Меня затошнило от вони, которая тут стояла, и, взяв свой желтый георгин, я поспешил покинуть больницу. Повязка мешала идти, но боль заметно уменьшилась, и я смог двигаться значительно живее. Артобстрел по-прежнему был не слишком сильным, тем явственнее слышна была перестрелка где-то неподалеку. Низко проносившиеся над головой темные дождевые тучи увеличивали ощущение трагизма. Я беспрепятственно добрался до нашей виллы. К счастью, в нее больше не попал ни один снаряд. Я осторожно спустился по лестнице, выставляя вперед левую ногу. Вокруг коммутатора сидели все наши девушки. Тереза вскочила со стула.
— Вот он, поручник Барнаба! — воскликнула она.— А мы уже боялись...
Все-таки она любила меня. До чего ж она была изящна в этом комбинезоне с бело-красными нашивками на воротнике! Стройный, мальчишеский силуэт, нарочитый отказ от женственности, когда требовались выдержка и сила. Ума не приложу, как наши девушки умели сохранять опрятность и свежесть в условиях подвальной жизни, где на счету была каждая капля воды, а в воздухе носилась штукатурка. Я протянул Терезе георгин.
— Купил в цветочном магазине, последний.
Она так взглянула на меня, что меня всего пронизала дрожь, но тут же официально доложила:
— Круликарня пала. «Пантеры» стоят на углу Воронича.
Я подошел к коммутатору и взял трубку из рук Кристины.
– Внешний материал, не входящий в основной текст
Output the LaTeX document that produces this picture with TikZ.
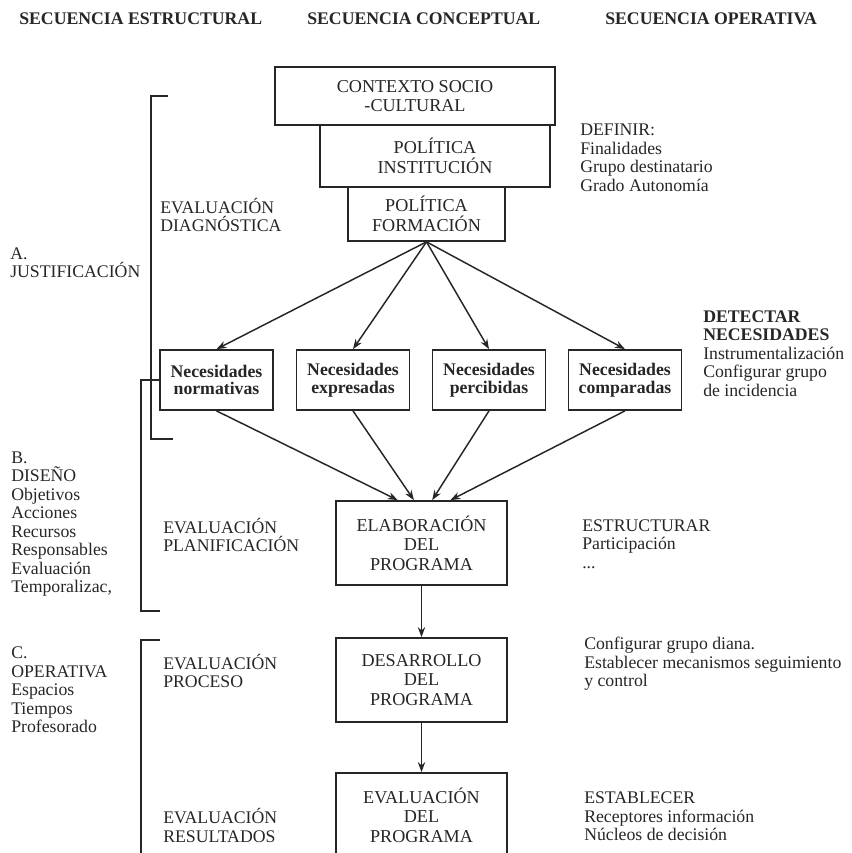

Глаза ее были полны слез. Линия, которую я исправил, еще каким-то чудом держалась. Хоть не напрасно мы с вагоновожатым пострадали.
— Мы готовим контратаку! — говорил майор.— Вы должны удержать этот дом! Они тоже дошли! Мы должны к сумеркам отбить Круликарню и снова перекрыть Пулавскую.
— Вместе с танками? — спросил его собеседник.— Здесь «пантер» как собак нерезаных.
— Ближе к сумеркам они отступят! — успокаивал его майор.— Продержитесь до сумерек!
— Легко сказать! простонал тот.— Ведь этого дома уже почти нет! Оба противотанковых ружья заело от песка, а для пиата осталось три снаряда!
— Ну что ж, пропустите их к нам сюда и любуйтесь, как нас всех перестреляют,— спокойно предложил майор.
— Ну, этого-то мы не сделаем,— послышалось в ответ.— Прежде они отправят на небо всех нас.
Я вернул трубку Кристине.
— Ты чего разнюнилась? Такой из тебя солдат, да?! С минуту Кристина удерживала рыдания, отчего подбородок у нее дрожал, как у ребенка, но потом разревелась вовсю. Закрыв обеими руками свое лицо ангелочка с цветных картинок, она безутешно рыдала.
— Тереза, смени ее у коммутатора,— заорал я.— Пусть отправляется к своей мамочке!